After graduating at the University of Washington, he worked at a number of different fisheries-related positions. Immediately following graduation, he moved out to Ashahka, ID where he worked as a field technician at Clearwater Fish Hatchery and Dworshak National Fish Hatchery. He then accepted a position at Tacoma Power (a public utilities company in WA) where he worked extensively on the Cowlitz River. His work examined the effect that hydropower dams had on the migratory behavior of coho and Chinook salmon.

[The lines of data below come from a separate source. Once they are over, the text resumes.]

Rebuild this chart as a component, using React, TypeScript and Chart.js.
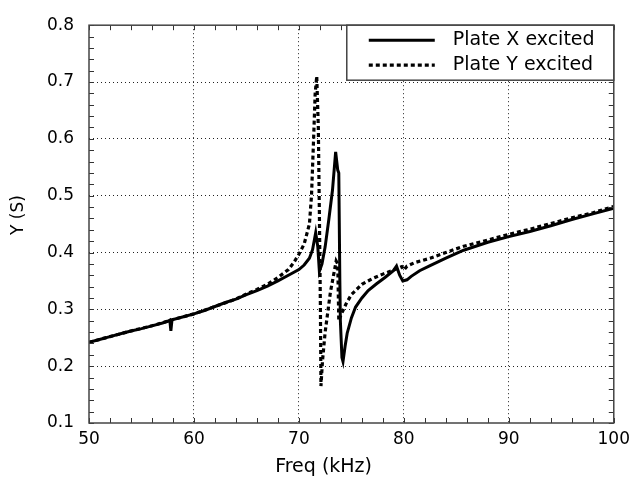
import React, { useEffect, useRef } from "react";
import { Chart, registerables } from "chart.js";

Chart.register(...registerables);

// Plate X excited (solid)
const FREQ_X = [50, 51, 52, 53, 54, 55, 56, 57, 57.5, 57.7, 57.8, 57.9, 58, 59, 60, 61, 62, 63, 64, 65, 66, 67, 68, 69, 70, 70.5, 71, 71.3, 71.6, 71.8, 71.95, 72.2, 72.5, 72.85, 73.2, 73.5, 73.7, 73.8, 73.9, 73.95, 74.1, 74.2, 74.4, 74.6, 75, 75.4, 76, 76.6, 77.4, 78.2, 79, 79.3, 79.6, 79.9, 80.3, 80.7, 81.5, 82.5, 84, 85.7, 88, 90, 92, 94, 96, 98, 100];
const Y_X = [0.242, 0.247, 0.252, 0.257, 0.262, 0.266, 0.271, 0.276, 0.279, 0.281, 0.262, 0.28, 0.282, 0.287, 0.292, 0.298, 0.305, 0.312, 0.318, 0.326, 0.333, 0.341, 0.35, 0.36, 0.37, 0.378, 0.39, 0.405, 0.435, 0.41, 0.367, 0.38, 0.41, 0.458, 0.51, 0.577, 0.545, 0.54, 0.35, 0.28, 0.215, 0.208, 0.235, 0.258, 0.285, 0.304, 0.32, 0.333, 0.345, 0.356, 0.368, 0.376, 0.36, 0.35, 0.352, 0.358, 0.368, 0.377, 0.39, 0.404, 0.418, 0.428, 0.437, 0.447, 0.458, 0.468, 0.478];

// Plate Y excited (dashed)
const FREQ_Y = [50, 52, 54, 56, 58, 60, 62, 64, 65, 66, 67, 68, 69, 69.5, 70, 70.5, 71, 71.2, 71.4, 71.55, 71.7, 71.85, 71.95, 72.05, 72.1, 72.25, 72.5, 73, 73.3, 73.55, 73.7, 73.8, 74, 74.5, 75, 76, 77, 78, 79, 79.8, 80, 80.3, 81, 82.5, 84, 85.7, 88, 90, 92, 94, 96, 98, 100];
const Y_Y = [0.242, 0.252, 0.262, 0.271, 0.282, 0.292, 0.305, 0.318, 0.327, 0.335, 0.344, 0.356, 0.37, 0.382, 0.397, 0.415, 0.45, 0.5, 0.6, 0.68, 0.71, 0.62, 0.47, 0.3, 0.165, 0.21, 0.26, 0.33, 0.36, 0.385, 0.38, 0.28, 0.29, 0.31, 0.326, 0.344, 0.354, 0.362, 0.369, 0.375, 0.369, 0.376, 0.382, 0.39, 0.4, 0.411, 0.422, 0.432, 0.441, 0.451, 0.461, 0.47, 0.481];

const SERIES_LABELS = ["Plate X excited", "Plate Y excited"];
const X_MIN = 50, X_MAX = 100, X_STEP = 10, X_MINOR = 2;
const Y_MIN = 0.1, Y_MAX = 0.8, Y_STEP = 0.1, Y_MINOR = 0.02;
const X_TITLE = "Freq (kHz)";
const Y_TITLE = "Y (S)";

const FONT = "'DejaVu Sans', sans-serif";

const framePlugin = {
  id: "framePlugin",
  afterDraw(chart: any) {
    const { ctx, chartArea: a, scales } = chart;
    const xs = scales.x, ys = scales.y;
    ctx.save();
    // minor/major ticks inward on all sides
    ctx.strokeStyle = "#333";
    ctx.lineWidth = 1;
    const tl = 5;
    for (let v = X_MIN; v <= X_MAX + 1e-9; v += X_MINOR) {
      const px = Math.round(xs.getPixelForValue(v)) + 0.5;
      ctx.beginPath();
      ctx.moveTo(px, a.bottom); ctx.lineTo(px, a.bottom - tl);
      ctx.moveTo(px, a.top); ctx.lineTo(px, a.top + tl);
      ctx.stroke();
    }
    for (let v = Y_MIN; v <= Y_MAX + 1e-9; v += Y_MINOR) {
      const py = Math.round(ys.getPixelForValue(v)) + 0.5;
      ctx.beginPath();
      ctx.moveTo(a.left, py); ctx.lineTo(a.left + tl, py);
      ctx.moveTo(a.right, py); ctx.lineTo(a.right - tl, py);
      ctx.stroke();
    }
    // frame
    ctx.strokeStyle = "#444";
    ctx.lineWidth = 1.5;
    ctx.strokeRect(a.left, a.top, a.right - a.left, a.bottom - a.top);

    // axis titles
    ctx.fillStyle = "#000";
    ctx.font = `19px ${FONT}`;
    ctx.textAlign = "center";
    ctx.textBaseline = "middle";
    ctx.fillText(X_TITLE, a.left + 0.447 * (a.right - a.left), 467);
    ctx.save();
    ctx.translate(19, 215);
    ctx.rotate(-Math.PI / 2);
    ctx.font = `17px ${FONT}`;
    ctx.fillText(Y_TITLE, 0, 0);
    ctx.restore();

    // legend box
    const bx = a.right - 267, by = a.top, bw = 267, bh = 55;
    ctx.fillStyle = "#fff";
    ctx.fillRect(bx, by, bw, bh);
    ctx.strokeStyle = "#444";
    ctx.lineWidth = 1.5;
    ctx.strokeRect(bx, by, bw, bh);
    chart.data.datasets.forEach((ds: any, i: number) => {
      const cy = by + 15 + i * 25;
      ctx.strokeStyle = ds.borderColor;
      ctx.lineWidth = ds.borderWidth;
      ctx.setLineDash(ds.borderDash || []);
      ctx.beginPath();
      ctx.moveTo(bx + 22, cy);
      ctx.lineTo(bx + 88, cy);
      ctx.stroke();
      ctx.setLineDash([]);
      ctx.fillStyle = "#000";
      ctx.font = `19px ${FONT}`;
      ctx.textAlign = "left";
      ctx.textBaseline = "middle";
      ctx.fillText(ds.label, bx + 106, cy);
    });
    ctx.restore();
  },
};

export default function App() {
  const ref = useRef<HTMLCanvasElement>(null);
  useEffect(() => {
    document.body.style.margin = "0";
    const ptsX = FREQ_X.map((f, i) => ({ x: f, y: Y_X[i] }));
    const ptsY = FREQ_Y.map((f, i) => ({ x: f, y: Y_Y[i] }));
    const edgeColor = (min: number, max: number) => (c: any) => {
      const v = c.tick ? c.tick.value : null;
      if (v === null) return "rgba(0,0,0,0)";
      if (Math.abs(v - min) < 1e-6 || Math.abs(v - max) < 1e-6) return "rgba(0,0,0,0)";
      return "#222";
    };
    const chart = new Chart(ref.current!, {
      type: "line",
      data: {
        datasets: [
          { label: SERIES_LABELS[0], data: ptsX, borderColor: "#000", borderWidth: 3, pointRadius: 0, tension: 0, fill: false },
          { label: SERIES_LABELS[1], data: ptsY, borderColor: "#000", borderWidth: 3.2, borderDash: [4, 3], pointRadius: 0, tension: 0, fill: false },
        ],
      },
      options: {
        animation: false,
        responsive: false,
        events: [],
        layout: { padding: { top: 18, right: 19, left: 0, bottom: 0 } },
        plugins: { legend: { display: false }, tooltip: { enabled: false } },
        scales: {
          x: {
            type: "linear",
            min: X_MIN, max: X_MAX,
            ticks: { stepSize: X_STEP, color: "#000", font: { family: FONT, size: 17 }, padding: 6, maxRotation: 0 },
            grid: { color: edgeColor(X_MIN, X_MAX), lineWidth: 1, drawTicks: false },
            border: { display: false, dash: [1, 3] },
            afterFit: (s: any) => { s.height = 62; },
          },
          y: {
            type: "linear",
            min: Y_MIN, max: Y_MAX,
            ticks: { stepSize: Y_STEP, color: "#000", font: { family: FONT, size: 17 }, padding: 15, callback: (v: any) => Number(v).toFixed(1) },
            grid: { color: edgeColor(Y_MIN, Y_MAX), lineWidth: 1, drawTicks: false },
            border: { display: false, dash: [1, 3] },
            afterFit: (s: any) => { s.width = 89; },
          },
        },
      },
      plugins: [framePlugin],
    });
    return () => chart.destroy();
  }, []);
  return (
    <div style={{ width: 636, height: 485, background: "#fff" }}>
      <canvas ref={ref} width={636} height={485} style={{ display: "block" }} />
    </div>
  );
}
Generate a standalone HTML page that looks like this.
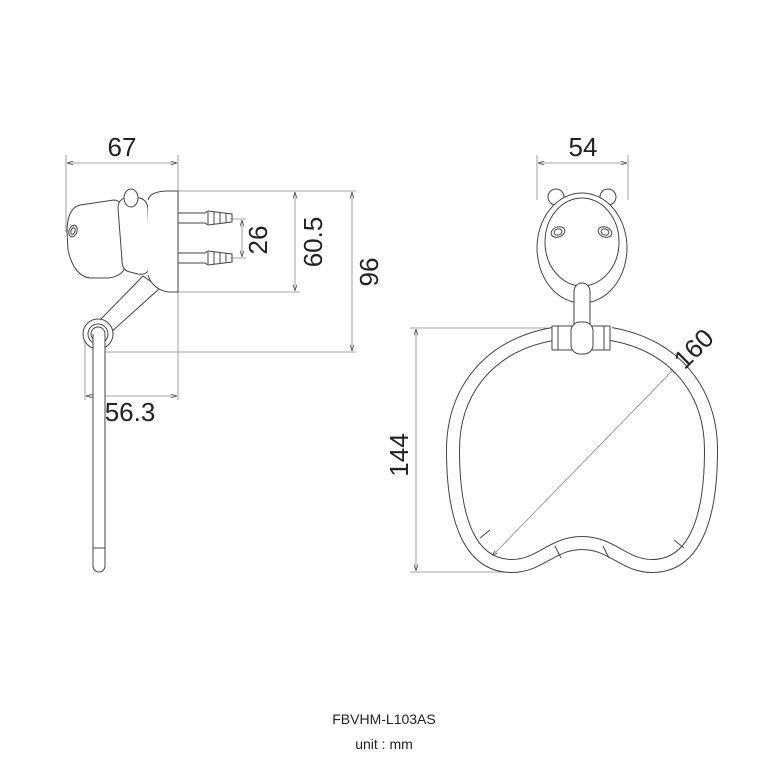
<!DOCTYPE html>
<html><head><meta charset="utf-8"><style>
body{margin:0;background:#fff}
svg{display:block}
text{font-family:"Liberation Sans","DejaVu Sans",sans-serif;fill:#222}
</style></head><body>
<svg width="768" height="768" viewBox="0 0 768 768" xmlns="http://www.w3.org/2000/svg">
<defs>
<marker id="a" viewBox="0 0 10 6" refX="10" refY="3" markerWidth="8" markerHeight="5" orient="auto-start-reverse"><path d="M0,0L10,3L0,6" fill="none" stroke="#333" stroke-width="1"/></marker>
</defs>
<g stroke="#888" stroke-width="0.8" fill="none">
<line x1="66" y1="155" x2="66" y2="232"/>
<line x1="178" y1="155" x2="178" y2="400"/>
<line x1="67" y1="163" x2="177" y2="163" marker-start="url(#a)" marker-end="url(#a)"/>
<line x1="178" y1="191" x2="356" y2="191"/>
<line x1="178" y1="292" x2="300" y2="292"/>
<line x1="230" y1="219" x2="246" y2="219"/>
<line x1="230" y1="258" x2="246" y2="258"/>
<line x1="242" y1="220" x2="242" y2="257" marker-start="url(#a)" marker-end="url(#a)"/>
<line x1="295" y1="192" x2="295" y2="291" marker-start="url(#a)" marker-end="url(#a)"/>
<line x1="352" y1="192" x2="352" y2="351" marker-start="url(#a)" marker-end="url(#a)"/>
<line x1="102" y1="352" x2="356" y2="352"/>
<line x1="85" y1="340" x2="85" y2="400"/>
<line x1="86" y1="396" x2="177" y2="396" marker-start="url(#a)" marker-end="url(#a)"/>
<line x1="537" y1="155" x2="537" y2="200"/>
<line x1="628" y1="155" x2="628" y2="200"/>
<line x1="538" y1="163" x2="627" y2="163" marker-start="url(#a)" marker-end="url(#a)"/>
<line x1="410" y1="328" x2="550" y2="328"/>
<line x1="410" y1="572" x2="520" y2="572"/>
<line x1="416" y1="329" x2="416" y2="571" marker-start="url(#a)" marker-end="url(#a)"/>
<line x1="492" y1="556" x2="676" y2="367" marker-start="url(#a)" marker-end="url(#a)"/>
</g>
<g fill="none" stroke="#444" stroke-width="1">
<path d="M143,276 L98,322 L109,334 L160,288 Z" fill="#fff"/>
<path d="M67,232 C67,215 72,207 80,205 L114,200 C120,200 122,205 123,213 L126,262 C126,272 118,277 108,278 L90,278 C80,277 72,268 68,250 Z" fill="#fff"/>
<ellipse cx="73" cy="231" rx="4" ry="6" transform="rotate(20 73 231)"/>
<ellipse cx="73" cy="231" rx="2" ry="3.5" transform="rotate(20 73 231)"/>
<path d="M118,208 C118,200 124,197 130,197 L140,198 C146,200 148,205 148,210 L150,265 C150,272 145,275 138,274 L130,272 C124,271 122,266 122,260 Z" fill="#fff"/>
<ellipse cx="131" cy="198" rx="7" ry="9" fill="#fff"/>
<path d="M148,200 C150,193 158,191 168,191 L178,191 L178,292 L168,292 C156,290 150,282 148,275" fill="#fff"/>
<circle cx="98" cy="334" r="15" fill="#fff"/>
<circle cx="98" cy="334" r="10"/>
<circle cx="98" cy="334" r="7"/>
<path d="M93,334 L93,566 A6,6 0 0 0 105,566 L105,334" fill="#fff"/>
<line x1="93" y1="548" x2="105" y2="548"/>
<g id="pin"><path d="M178,213 L205,213 L208,211 L232,214 L232,222 L208,225 L205,223 L178,223"/><line x1="208" y1="212" x2="208" y2="224"/><line x1="214" y1="212" x2="214" y2="224"/><line x1="220" y1="213" x2="220" y2="223"/><line x1="226" y1="213" x2="226" y2="223"/></g>
<use href="#pin" y="40"/>
<circle cx="556" cy="197" r="8" fill="#fff"/>
<circle cx="608" cy="197" r="8" fill="#fff"/>
<ellipse cx="582" cy="248" rx="45" ry="55" fill="#fff"/>
<ellipse cx="582" cy="242" rx="37" ry="44"/>
<ellipse cx="558" cy="232" rx="7" ry="5" transform="rotate(-20 558 232)"/>
<ellipse cx="558" cy="232" rx="4" ry="3" transform="rotate(-20 558 232)"/>
<ellipse cx="605" cy="232" rx="7" ry="5" transform="rotate(20 605 232)"/>
<ellipse cx="605" cy="232" rx="4" ry="3" transform="rotate(20 605 232)"/>
<path d="M574,292 C574,280 590,280 590,292 L590,330 L574,330 Z" fill="#fff"/>
</g>
<path id="ring" d="M553,334 C490,345 453,390 453,450 C453,520 470,566 512,566 C540,566 552,543 582,543 C612,543 624,566 652,566 C694,566 711,520 711,450 C711,390 674,345 611,334" fill="none" stroke="#444" stroke-width="14"/>
<path d="M553,334 C490,345 453,390 453,450 C453,520 470,566 512,566 C540,566 552,543 582,543 C612,543 624,566 652,566 C694,566 711,520 711,450 C711,390 674,345 611,334" fill="none" stroke="#fff" stroke-width="12"/>
<g fill="none" stroke="#444" stroke-width="1">
<line x1="480" y1="538" x2="490" y2="530"/>
<line x1="555" y1="546" x2="561" y2="558"/>
<line x1="603" y1="546" x2="609" y2="558"/>
<line x1="674" y1="540" x2="684" y2="548"/>
<rect x="552" y="326" width="58" height="24" fill="#fff"/>
<line x1="558" y1="326" x2="558" y2="350"/>
<line x1="604" y1="326" x2="604" y2="350"/>
<rect x="571" y="322" width="22" height="32" rx="9" fill="#fff"/>
</g>
<g font-size="26">
<text x="122" y="156" text-anchor="middle">67</text>
<text x="130" y="421" text-anchor="middle">56.3</text>
<text x="583" y="156" text-anchor="middle">54</text>
<text transform="translate(267,240) rotate(-90)" text-anchor="middle">26</text>
<text transform="translate(322,242) rotate(-90)" text-anchor="middle">60.5</text>
<text transform="translate(378,272) rotate(-90)" text-anchor="middle">96</text>
<text transform="translate(408,455) rotate(-90)" text-anchor="middle">144</text>
<text transform="translate(700,355) rotate(-45)" text-anchor="middle">160</text>
</g>
<text x="384" y="724" font-size="14" text-anchor="middle">FBVHM-L103AS</text>
<text x="384" y="749" font-size="14" text-anchor="middle">unit : mm</text>
</svg>
</body></html>
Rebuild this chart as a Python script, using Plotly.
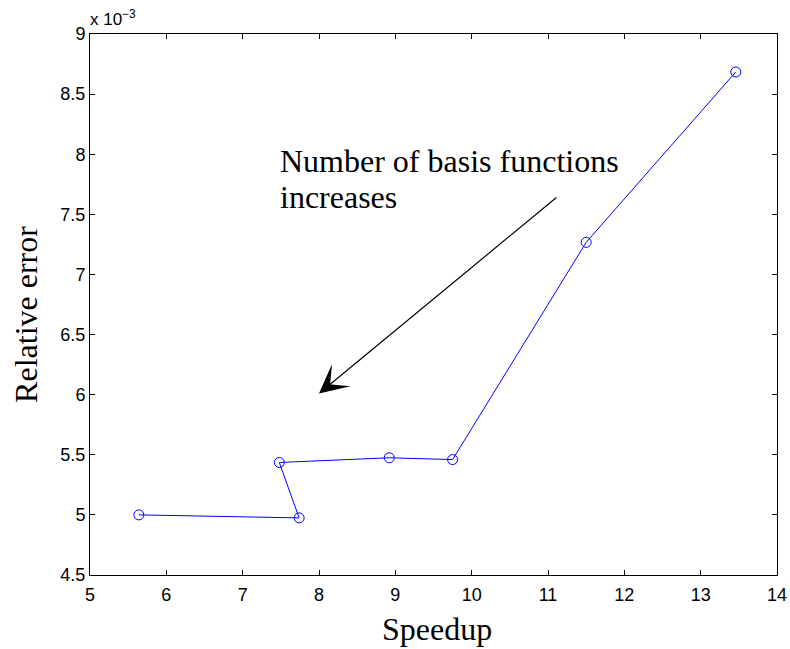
import plotly.graph_objects as go

speedup = [5.64, 7.74, 7.48, 8.92, 9.75, 11.50, 13.46]
rel_error = [5.00, 4.975, 5.436, 5.475, 5.46, 7.267, 8.684]  # x 1e-3

x_ticks = [5, 6, 7, 8, 9, 10, 11, 12, 13, 14]
y_ticks = [4.5, 5, 5.5, 6, 6.5, 7, 7.5, 8, 8.5, 9]
y_tick_text = ["4.5", "5", "5.5", "6", "6.5", "7", "7.5", "8", "8.5", "9"]

arrow_tail = (11.13, 7.65)
arrow_head = (8.0, 6.01)

fig = go.Figure()
fig.add_trace(go.Scatter(
    x=speedup, y=rel_error, mode="lines+markers",
    line=dict(color="#0000ff", width=1),
    marker=dict(symbol="circle-open", size=10, color="#0000ff", line=dict(width=1)),
    showlegend=False,
))

sans = "Liberation Sans, Arial, sans-serif"
serif = "Liberation Serif, Times New Roman, serif"

axis_common = dict(
    showgrid=False, zeroline=False, showline=True, linecolor="black", linewidth=1,
    mirror="ticks", ticks="inside", ticklen=5, tickcolor="black", tickwidth=1,
    tickfont=dict(family=sans, size=18, color="black"), automargin=False,
    ticklabeloverflow="allow",
)

fig.update_layout(
    width=790, height=649,
    margin=dict(l=90, r=13, t=34, b=74, autoexpand=False),
    plot_bgcolor="white", paper_bgcolor="white",
    xaxis=dict(range=[5, 14], tickvals=x_ticks, ticklabelstandoff=3, **axis_common),
    yaxis=dict(range=[4.5, 9], tickvals=y_ticks, ticktext=y_tick_text, ticklabelstandoff=0, **axis_common),
)

# axis titles
fig.add_annotation(
    x=0.505, y=-0.099, xref="paper", yref="paper", xanchor="center", yanchor="middle",
    text="Speedup", showarrow=False, font=dict(family=serif, size=32, color="black"),
)
fig.add_annotation(
    x=-0.093, y=0.481, xref="paper", yref="paper", xanchor="center", yanchor="middle",
    text="Relative error", textangle=-90, showarrow=False, font=dict(family=serif, size=32, color="black"),
)

fig.add_annotation(
    x=arrow_head[0], y=arrow_head[1], ax=arrow_tail[0], ay=arrow_tail[1],
    xref="x", yref="y", axref="x", ayref="y",
    showarrow=True, arrowhead=3, arrowsize=4, arrowwidth=1.2, arrowcolor="black", text="",
)
fig.add_annotation(
    x=0.274, y=7.945, xref="paper", yref="y", xanchor="left", yanchor="middle",
    text="Number of basis functions", showarrow=False,
    font=dict(family=serif, size=32, color="black"),
)
fig.add_annotation(
    x=0.274, y=7.645, xref="paper", yref="y", xanchor="left", yanchor="middle",
    text="increases", showarrow=False,
    font=dict(family=serif, size=32, color="black"),
)
fig.add_annotation(
    x=0, y=1, xref="paper", yref="paper", xanchor="left", yanchor="bottom",
    text="x 10<sup>\u22123</sup>", showarrow=False, yshift=3, xshift=-2,
    font=dict(family=sans, size=17, color="black"),
)

fig.write_html(
    "out.html",
    config={"displayModeBar": False},
    post_script="document.body.style.margin='0';document.body.style.overflow='hidden';",
)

He joined Moss Landing Marine Laboratories in 2014. His thesis project is looking at how size-selective fishing affects the reproductive output of sex-changing fish. Sepcifically, he is interested in fish that change from female to male as they get older (known as protogynous hermaphrodites). Since many fisheries target the largest individuals in a population, they will tend to disproportionately remove males and skew the gender ratio in favor of females in these types of sex-changing fish. The limited number of males could cause a drop in reproductive output in heavily fished populations of protogynous hermaphrodites. He recently returned from Santa Catalina Island where he was working on this project at the Wrigley Marine Science Center.